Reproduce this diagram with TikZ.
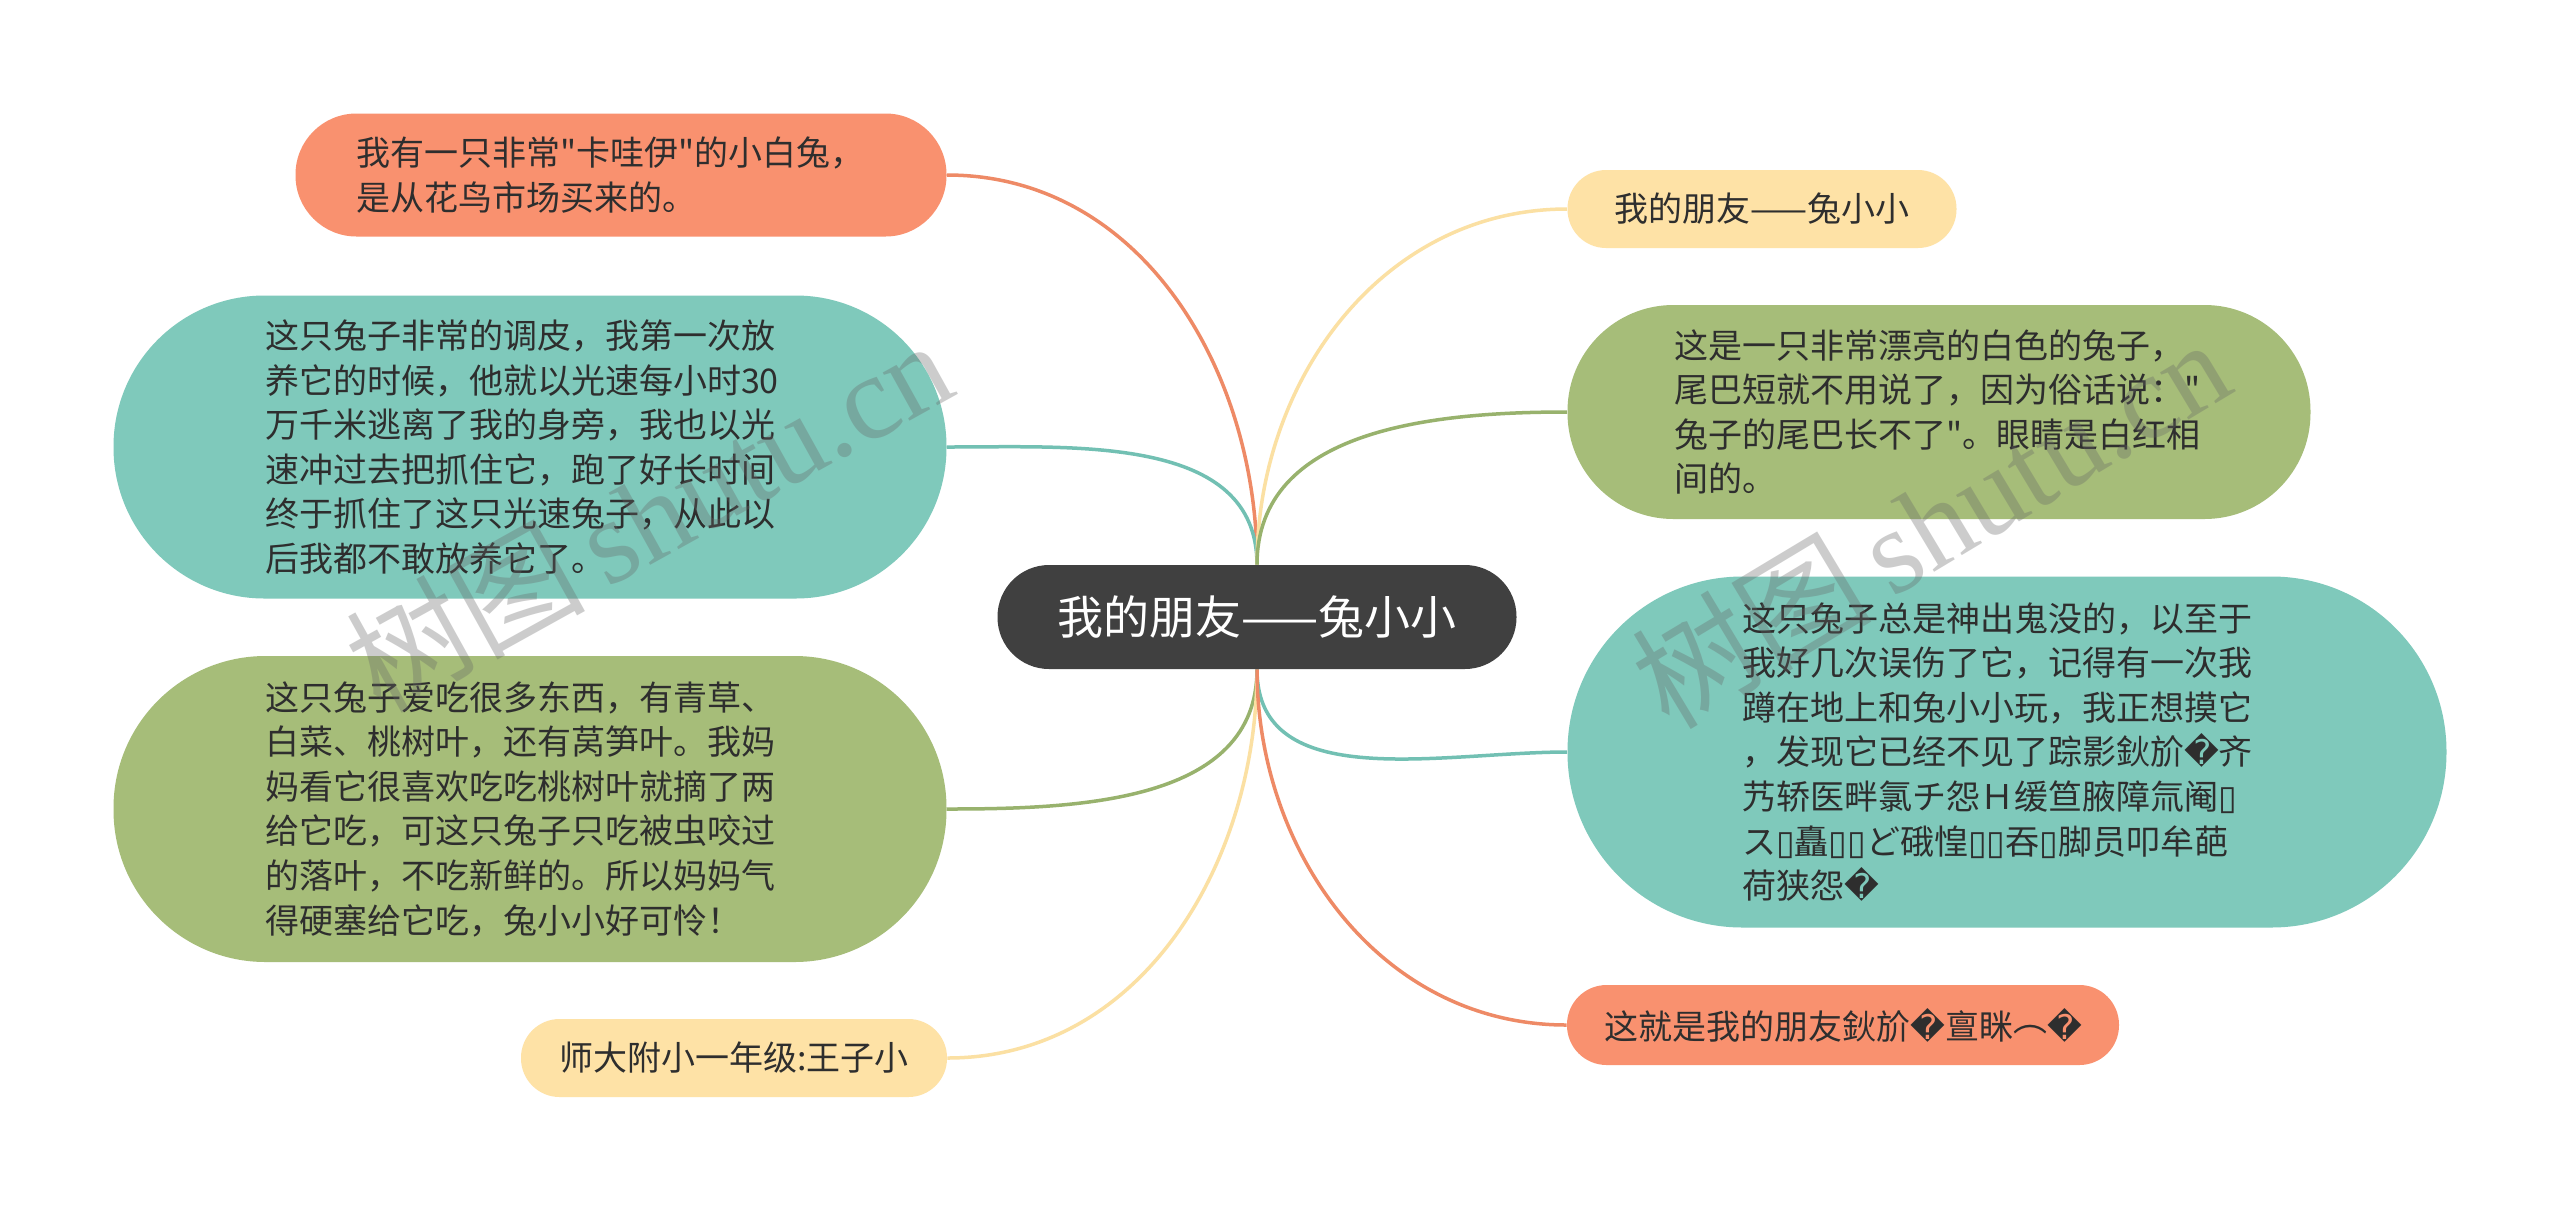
\documentclass[tikz,border=0pt]{standalone}
\usepackage{fontspec}
\setmainfont{Noto Sans CJK SC}
\newfontfamily\dejavu{DejaVu Sans}
\newfontfamily\wmlat{Liberation Serif}
\usetikzlibrary{backgrounds}
\definecolor{txt}{HTML}{2E2E2E}
\definecolor{forange}{HTML}{F9916F}
\definecolor{fteal}{HTML}{7FC9BB}
\definecolor{fgreen}{HTML}{A6BD79}
\definecolor{fyellow}{HTML}{FEE2A6}
\definecolor{fdark}{HTML}{404040}
\definecolor{corange}{HTML}{EE8A66}
\definecolor{cteal}{HTML}{72C0B3}
\definecolor{cgreen}{HTML}{98B26D}
\definecolor{cyellow}{HTML}{FBE0A3}
\newcommand\rep{{\dejavu �}}
\newcommand\tofu{{\dejavu ▯}}
\newcommand\qq{\textquotedbl}
\newcommand\fs{\fontsize{17pt}{22.3pt}\selectfont}
\newcommand\fsc{\fontsize{23pt}{28pt}\selectfont}
\tikzset{
  box/.style={rectangle, inner sep=0pt, text=txt, font=\fs},
  para/.style={box, text width=265pt, align=left},
  conn/.style={line width=1.75pt},
  wm/.style={text=black!60, text opacity=0.33, inner sep=0pt}
}
\begin{document}
\begin{tikzpicture}[x=0.5pt,y=-0.5pt]
\useasboundingbox (0,0) rectangle (2560,1212);

% central
\node[box, fill=fdark, text=white, font=\fsc, minimum width=259.5pt, minimum height=52pt, rounded corners=25.8pt] (c) at (1257,617) {我的朋友——兔小小};

% left
\node[para, fill=forange, minimum width=325.5pt, minimum height=61.5pt, rounded corners=30.5pt] (n1) at (621,175) {我有一只非常\qq 卡哇伊\qq 的小白兔，\\是从花鸟市场买来的。};
\node[para, fill=fteal, minimum width=416.5pt, minimum height=151.5pt, rounded corners=75.5pt] (n2) at (530,447) {这只兔子非常的调皮，我第一次放\\养它的时候，他就以光速每小时30\\万千米逃离了我的身旁，我也以光\\速冲过去把抓住它，跑了好长时间\\终于抓住了这只光速兔子，从此以\\后我都不敢放养它了。};
\node[para, fill=fgreen, minimum width=416.5pt, minimum height=153pt, rounded corners=76pt] (n3) at (530,809) {这只兔子爱吃很多东西，有青草、\\白菜、桃树叶，还有莴笋叶。我妈\\妈看它很喜欢吃吃桃树叶就摘了两\\给它吃，可这只兔子只吃被虫咬过\\的落叶，不吃新鲜的。所以妈妈气\\得硬塞给它吃，兔小小好可怜！};
\node[box, fill=fyellow, minimum width=213pt, minimum height=39pt, rounded corners=19.3pt] (n4) at (734,1058) {师大附小一年级:王子小};

% right
\node[box, fill=fyellow, minimum width=194.5pt, minimum height=39pt, rounded corners=19.3pt] (r1) at (1762,209) {我的朋友——兔小小};
\node[para, fill=fgreen, minimum width=371.5pt, minimum height=107pt, rounded corners=53pt] (r2) at (1939,412) {这是一只非常漂亮的白色的兔子，\\尾巴短就不用说了，因为俗话说：\qq\\兔子的尾巴长不了\qq 。眼睛是白红相\\间的。};
\node[para, fill=fteal, minimum width=439.5pt, minimum height=175.5pt, rounded corners=87.5pt] (r3) at (2007,752) {这只兔子总是神出鬼没的，以至于\\我好几次误伤了它，记得有一次我\\蹲在地上和兔小小玩，我正想摸它\\，发现它已经不见了踪影鈥斺\rep 齐\\艿轿医畔氯チ怨Ｈ缓笪腋障氚阉\tofu\\ス\tofu 矗\tofu\tofu ど硪惶\tofu\tofu 吞\tofu 脚员叩牟葩\\荷狭怨\rep};
\node[box, fill=forange, minimum width=276pt, minimum height=40pt, rounded corners=19.8pt] (r4) at (1843,1025) {这就是我的朋友鈥斺\rep 亶眯\raisebox{0.22em}{︵}\rep};

% connectors
\begin{scope}[on background layer]
\fill[white] (0,0) rectangle (2560,1212);
\draw[conn, corange] (c.north) to[out=90,in=0] (n1.east);
\draw[conn, cteal] (c.north) to[out=90,in=0] (n2.east);
\draw[conn, cyellow] (c.north) to[out=90,in=180] (r1.west);
\draw[conn, cgreen] (c.north) to[out=90,in=180] (r2.west);
\draw[conn, cgreen] (c.south) to[out=-90,in=0] (n3.east);
\draw[conn, cyellow] (c.south) to[out=-90,in=0] (n4.east);
\draw[conn, cteal] (c.south) to[out=-90,in=180] (r3.west);
\draw[conn, corange] (c.south) to[out=-90,in=180] (r4.west);
\end{scope}

% watermarks
\node[wm, rotate=29] (w1) at (648,514) {\fontsize{60pt}{60pt}\selectfont 树图\,{\wmlat shutu.cn}};
\node[wm, rotate=31] (w2) at (1930,522) {\fontsize{60pt}{60pt}\selectfont 树图\,{\wmlat shutu.cn}};
\end{tikzpicture}
\end{document}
---*---
> _Your goal_
Output the data above without changes, apart from leaving out the pictures.

> _Solution_
Reproduce this diagram with TikZ.
\documentclass[tikz,border=0pt]{standalone}
\usepackage{fontspec}
\setmainfont{Noto Sans CJK SC}
\newfontfamily\dejavu{DejaVu Sans}
\newfontfamily\wmlat{Liberation Serif}
\usetikzlibrary{backgrounds}
\definecolor{txt}{HTML}{2E2E2E}
\definecolor{forange}{HTML}{F9916F}
\definecolor{fteal}{HTML}{7FC9BB}
\definecolor{fgreen}{HTML}{A6BD79}
\definecolor{fyellow}{HTML}{FEE2A6}
\definecolor{fdark}{HTML}{404040}
\definecolor{corange}{HTML}{EE8A66}
\definecolor{cteal}{HTML}{72C0B3}
\definecolor{cgreen}{HTML}{98B26D}
\definecolor{cyellow}{HTML}{FBE0A3}
\newcommand\rep{{\dejavu �}}
\newcommand\tofu{{\dejavu ▯}}
\newcommand\qq{\textquotedbl}
\newcommand\fs{\fontsize{17pt}{22.3pt}\selectfont}
\newcommand\fsc{\fontsize{23pt}{28pt}\selectfont}
\tikzset{
  box/.style={rectangle, inner sep=0pt, text=txt, font=\fs},
  para/.style={box, text width=265pt, align=left},
  conn/.style={line width=1.75pt},
  wm/.style={text=black!60, text opacity=0.33, inner sep=0pt}
}
\begin{document}
\begin{tikzpicture}[x=0.5pt,y=-0.5pt]
\useasboundingbox (0,0) rectangle (2560,1212);

% central
\node[box, fill=fdark, text=white, font=\fsc, minimum width=259.5pt, minimum height=52pt, rounded corners=25.8pt] (c) at (1257,617) {我的朋友——兔小小};

% left
\node[para, fill=forange, minimum width=325.5pt, minimum height=61.5pt, rounded corners=30.5pt] (n1) at (621,175) {我有一只非常\qq 卡哇伊\qq 的小白兔，\\是从花鸟市场买来的。};
\node[para, fill=fteal, minimum width=416.5pt, minimum height=151.5pt, rounded corners=75.5pt] (n2) at (530,447) {这只兔子非常的调皮，我第一次放\\养它的时候，他就以光速每小时30\\万千米逃离了我的身旁，我也以光\\速冲过去把抓住它，跑了好长时间\\终于抓住了这只光速兔子，从此以\\后我都不敢放养它了。};
\node[para, fill=fgreen, minimum width=416.5pt, minimum height=153pt, rounded corners=76pt] (n3) at (530,809) {这只兔子爱吃很多东西，有青草、\\白菜、桃树叶，还有莴笋叶。我妈\\妈看它很喜欢吃吃桃树叶就摘了两\\给它吃，可这只兔子只吃被虫咬过\\的落叶，不吃新鲜的。所以妈妈气\\得硬塞给它吃，兔小小好可怜！};
\node[box, fill=fyellow, minimum width=213pt, minimum height=39pt, rounded corners=19.3pt] (n4) at (734,1058) {师大附小一年级:王子小};

% right
\node[box, fill=fyellow, minimum width=194.5pt, minimum height=39pt, rounded corners=19.3pt] (r1) at (1762,209) {我的朋友——兔小小};
\node[para, fill=fgreen, minimum width=371.5pt, minimum height=107pt, rounded corners=53pt] (r2) at (1939,412) {这是一只非常漂亮的白色的兔子，\\尾巴短就不用说了，因为俗话说：\qq\\兔子的尾巴长不了\qq 。眼睛是白红相\\间的。};
\node[para, fill=fteal, minimum width=439.5pt, minimum height=175.5pt, rounded corners=87.5pt] (r3) at (2007,752) {这只兔子总是神出鬼没的，以至于\\我好几次误伤了它，记得有一次我\\蹲在地上和兔小小玩，我正想摸它\\，发现它已经不见了踪影鈥斺\rep 齐\\艿轿医畔氯チ怨Ｈ缓笪腋障氚阉\tofu\\ス\tofu 矗\tofu\tofu ど硪惶\tofu\tofu 吞\tofu 脚员叩牟葩\\荷狭怨\rep};
\node[box, fill=forange, minimum width=276pt, minimum height=40pt, rounded corners=19.8pt] (r4) at (1843,1025) {这就是我的朋友鈥斺\rep 亶眯\raisebox{0.22em}{︵}\rep};

% connectors
\begin{scope}[on background layer]
\fill[white] (0,0) rectangle (2560,1212);
\draw[conn, corange] (c.north) to[out=90,in=0] (n1.east);
\draw[conn, cteal] (c.north) to[out=90,in=0] (n2.east);
\draw[conn, cyellow] (c.north) to[out=90,in=180] (r1.west);
\draw[conn, cgreen] (c.north) to[out=90,in=180] (r2.west);
\draw[conn, cgreen] (c.south) to[out=-90,in=0] (n3.east);
\draw[conn, cyellow] (c.south) to[out=-90,in=0] (n4.east);
\draw[conn, cteal] (c.south) to[out=-90,in=180] (r3.west);
\draw[conn, corange] (c.south) to[out=-90,in=180] (r4.west);
\end{scope}

% watermarks
\node[wm, rotate=29] (w1) at (648,514) {\fontsize{60pt}{60pt}\selectfont 树图\,{\wmlat shutu.cn}};
\node[wm, rotate=31] (w2) at (1930,522) {\fontsize{60pt}{60pt}\selectfont 树图\,{\wmlat shutu.cn}};
\end{tikzpicture}
\end{document}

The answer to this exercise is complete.